__Short problem__.
Below is some material; set it all down exactly, apart from the pictures.

## Start Given data

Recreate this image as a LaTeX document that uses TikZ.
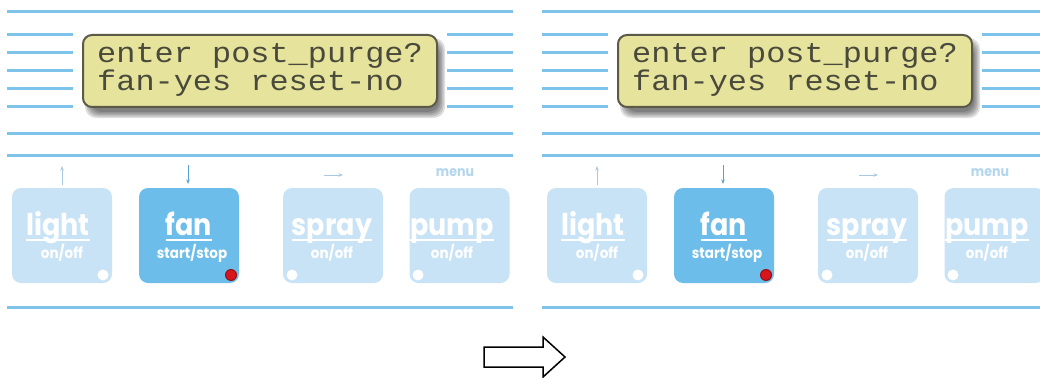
\documentclass[tikz,border=0pt]{standalone}
\usepackage{fontspec}
\newfontfamily\btnfont[FakeStretch=0.9]{Poppins}
\newfontfamily\lcdfont[FakeStretch=1.12]{Liberation Mono}
\usetikzlibrary{arrows.meta}
\definecolor{stripe}{HTML}{7EC3EA}
\definecolor{paleblue}{HTML}{C8E3F6}
\definecolor{fanblue}{HTML}{6DBDEA}
\definecolor{lcdfill}{HTML}{E6E49C}
\definecolor{lcdline}{HTML}{5B5A48}
\definecolor{lcdtext}{HTML}{4A4A3C}
\definecolor{faintarrow}{HTML}{A9C9E2}
\definecolor{downarrow}{HTML}{5AA0D5}
\definecolor{menublue}{HTML}{B3D6EE}
\definecolor{ledred}{HTML}{D8141C}
\tikzset{
  stripeline/.style={draw=stripe, line width=3pt},
  lcdbox/.style={draw=lcdline, fill=lcdfill, line width=2pt, rounded corners=9pt,
    minimum width=354pt, minimum height=72pt, inner sep=0pt},
  lcdshadow/.style={fill=black, opacity=0.13, rounded corners=11pt},
  lcdtxt/.style={font=\lcdfont\fontsize{28.5}{28.5}\selectfont, text=lcdtext, inner sep=0pt, anchor=base west},
  btnbox/.style={fill=#1, rounded corners=9pt, minimum width=100pt, minimum height=95pt, inner sep=0pt},
  bigtxt/.style={font=\btnfont\bfseries\fontsize{30}{30}\selectfont, text=white, inner sep=0pt, anchor=base},
  smalltxt/.style={font=\btnfont\bfseries\fontsize{15}{15}\selectfont, text=white, inner sep=0pt, anchor=base},
  uline/.style={draw=white, line width=1.6pt},
  keyarrow/.style={-{Stealth[length=4.5pt,width=3.5pt]}, line width=0.9pt, draw=#1},
  menutxt/.style={font=\btnfont\bfseries\fontsize{14}{14}\selectfont, text=menublue, inner sep=0pt},
  bigarrow/.style={draw=black, line width=1.5pt, fill=white, line join=miter},
  panel/.pic={
    % stripes
    \draw[stripeline] (7,12) -- (513,12);
    \foreach \yy in {35,53,71,89,107}{
      \draw[stripeline] (7,\yy) -- (73,\yy);
      \draw[stripeline] (447,\yy) -- (513,\yy);
    }
    \draw[stripeline] (7,133) -- (513,133);
    \draw[stripeline] (7,155) -- (513,155);
    \draw[stripeline] (7,307) -- (513,307);
    % LCD shadow
    \foreach \dd in {0,1.5,3,4.5,6}{
      \fill[lcdshadow] (85+\dd,38+\dd) rectangle (445-\dd,118-\dd);
    }
    % LCD
    \node[lcdbox] (-lcd) at (260,71) {};
    \node[lcdtxt] (-row1) at (97,63) {enter post\_purge?};
    \node[lcdtxt] (-row2) at (97,91) {fan-yes reset-no};
    % buttons
    \node[btnbox=paleblue] (-light) at (62,235.5) {};
    \node[btnbox=fanblue]  (-fan)   at (189,235.5) {};
    \node[btnbox=paleblue] (-spray) at (333,235.5) {};
    \node[btnbox=paleblue] (-pump)  at (459.5,235.5) {};
    % button labels
    \node[bigtxt] (-lightt) at (58,235) {light};
    \node[bigtxt] (-fant)   at (189,235) {fan};
    \node[bigtxt] (-sprayt) at (332,235) {spray};
    \node[bigtxt] (-pumpt)  at (452,235) {pump};
    \foreach \nn in {lightt,fant,sprayt,pumpt}{
      \draw[uline] ([yshift=-5pt]-\nn.base west) -- ([yshift=-5pt]-\nn.base east);
    }
    \node[smalltxt] (-lights) at (62,258) {on/off};
    \node[smalltxt] (-fans)   at (192,258) {start/stop};
    \node[smalltxt] (-sprays) at (332,258) {on/off};
    \node[smalltxt] (-pumps)  at (452,258) {on/off};
    % LEDs
    \fill[white] (103,275) circle (5.5);
    \fill[ledred!70!black] (231,275) circle (6);
    \fill[ledred] (231,275) circle (5);
    \fill[white] (292,275) circle (5.5);
    \fill[white] (418,275) circle (5.5);
    % key hints
    \coordinate (-upa) at (62,185);
    \coordinate (-upb) at (62,166);
    \coordinate (-dna) at (188,165);
    \coordinate (-dnb) at (188,184);
    \coordinate (-rta) at (324,175);
    \coordinate (-rtb) at (343,175);
    \draw[keyarrow=faintarrow] (-upa) -- (-upb);
    \draw[keyarrow=downarrow] (-dna) -- (-dnb);
    \draw[keyarrow=faintarrow] (-rta) -- (-rtb);
    \node[menutxt] (-menu) at (455,173) {menu};
  }
}
\begin{document}
\begin{tikzpicture}[x=1pt,y=-1pt]
  \useasboundingbox (0,0) rectangle (1040,377);
  \fill[white] (0,0) rectangle (1040,377);
  \pic (L) at (0,0) {panel};
  \pic (R) at (535,0) {panel};
  \draw[bigarrow] (484,347) -- (543,347) -- (543,337) -- (565,357) -- (543,377)
    -- (543,367) -- (484,367) -- cycle;
\end{tikzpicture}
\end{document}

## End Given data

__Answer in full__.
Recreate this image as a LaTeX document that uses TikZ.
\documentclass[tikz,border=0pt]{standalone}
\usepackage{fontspec}
\newfontfamily\btnfont[FakeStretch=0.9]{Poppins}
\newfontfamily\lcdfont[FakeStretch=1.12]{Liberation Mono}
\usetikzlibrary{arrows.meta}
\definecolor{stripe}{HTML}{7EC3EA}
\definecolor{paleblue}{HTML}{C8E3F6}
\definecolor{fanblue}{HTML}{6DBDEA}
\definecolor{lcdfill}{HTML}{E6E49C}
\definecolor{lcdline}{HTML}{5B5A48}
\definecolor{lcdtext}{HTML}{4A4A3C}
\definecolor{faintarrow}{HTML}{A9C9E2}
\definecolor{downarrow}{HTML}{5AA0D5}
\definecolor{menublue}{HTML}{B3D6EE}
\definecolor{ledred}{HTML}{D8141C}
\tikzset{
  stripeline/.style={draw=stripe, line width=3pt},
  lcdbox/.style={draw=lcdline, fill=lcdfill, line width=2pt, rounded corners=9pt,
    minimum width=354pt, minimum height=72pt, inner sep=0pt},
  lcdshadow/.style={fill=black, opacity=0.13, rounded corners=11pt},
  lcdtxt/.style={font=\lcdfont\fontsize{28.5}{28.5}\selectfont, text=lcdtext, inner sep=0pt, anchor=base west},
  btnbox/.style={fill=#1, rounded corners=9pt, minimum width=100pt, minimum height=95pt, inner sep=0pt},
  bigtxt/.style={font=\btnfont\bfseries\fontsize{30}{30}\selectfont, text=white, inner sep=0pt, anchor=base},
  smalltxt/.style={font=\btnfont\bfseries\fontsize{15}{15}\selectfont, text=white, inner sep=0pt, anchor=base},
  uline/.style={draw=white, line width=1.6pt},
  keyarrow/.style={-{Stealth[length=4.5pt,width=3.5pt]}, line width=0.9pt, draw=#1},
  menutxt/.style={font=\btnfont\bfseries\fontsize{14}{14}\selectfont, text=menublue, inner sep=0pt},
  bigarrow/.style={draw=black, line width=1.5pt, fill=white, line join=miter},
  panel/.pic={
    % stripes
    \draw[stripeline] (7,12) -- (513,12);
    \foreach \yy in {35,53,71,89,107}{
      \draw[stripeline] (7,\yy) -- (73,\yy);
      \draw[stripeline] (447,\yy) -- (513,\yy);
    }
    \draw[stripeline] (7,133) -- (513,133);
    \draw[stripeline] (7,155) -- (513,155);
    \draw[stripeline] (7,307) -- (513,307);
    % LCD shadow
    \foreach \dd in {0,1.5,3,4.5,6}{
      \fill[lcdshadow] (85+\dd,38+\dd) rectangle (445-\dd,118-\dd);
    }
    % LCD
    \node[lcdbox] (-lcd) at (260,71) {};
    \node[lcdtxt] (-row1) at (97,63) {enter post\_purge?};
    \node[lcdtxt] (-row2) at (97,91) {fan-yes reset-no};
    % buttons
    \node[btnbox=paleblue] (-light) at (62,235.5) {};
    \node[btnbox=fanblue]  (-fan)   at (189,235.5) {};
    \node[btnbox=paleblue] (-spray) at (333,235.5) {};
    \node[btnbox=paleblue] (-pump)  at (459.5,235.5) {};
    % button labels
    \node[bigtxt] (-lightt) at (58,235) {light};
    \node[bigtxt] (-fant)   at (189,235) {fan};
    \node[bigtxt] (-sprayt) at (332,235) {spray};
    \node[bigtxt] (-pumpt)  at (452,235) {pump};
    \foreach \nn in {lightt,fant,sprayt,pumpt}{
      \draw[uline] ([yshift=-5pt]-\nn.base west) -- ([yshift=-5pt]-\nn.base east);
    }
    \node[smalltxt] (-lights) at (62,258) {on/off};
    \node[smalltxt] (-fans)   at (192,258) {start/stop};
    \node[smalltxt] (-sprays) at (332,258) {on/off};
    \node[smalltxt] (-pumps)  at (452,258) {on/off};
    % LEDs
    \fill[white] (103,275) circle (5.5);
    \fill[ledred!70!black] (231,275) circle (6);
    \fill[ledred] (231,275) circle (5);
    \fill[white] (292,275) circle (5.5);
    \fill[white] (418,275) circle (5.5);
    % key hints
    \coordinate (-upa) at (62,185);
    \coordinate (-upb) at (62,166);
    \coordinate (-dna) at (188,165);
    \coordinate (-dnb) at (188,184);
    \coordinate (-rta) at (324,175);
    \coordinate (-rtb) at (343,175);
    \draw[keyarrow=faintarrow] (-upa) -- (-upb);
    \draw[keyarrow=downarrow] (-dna) -- (-dnb);
    \draw[keyarrow=faintarrow] (-rta) -- (-rtb);
    \node[menutxt] (-menu) at (455,173) {menu};
  }
}
\begin{document}
\begin{tikzpicture}[x=1pt,y=-1pt]
  \useasboundingbox (0,0) rectangle (1040,377);
  \fill[white] (0,0) rectangle (1040,377);
  \pic (L) at (0,0) {panel};
  \pic (R) at (535,0) {panel};
  \draw[bigarrow] (484,347) -- (543,347) -- (543,337) -- (565,357) -- (543,377)
    -- (543,367) -- (484,367) -- cycle;
\end{tikzpicture}
\end{document}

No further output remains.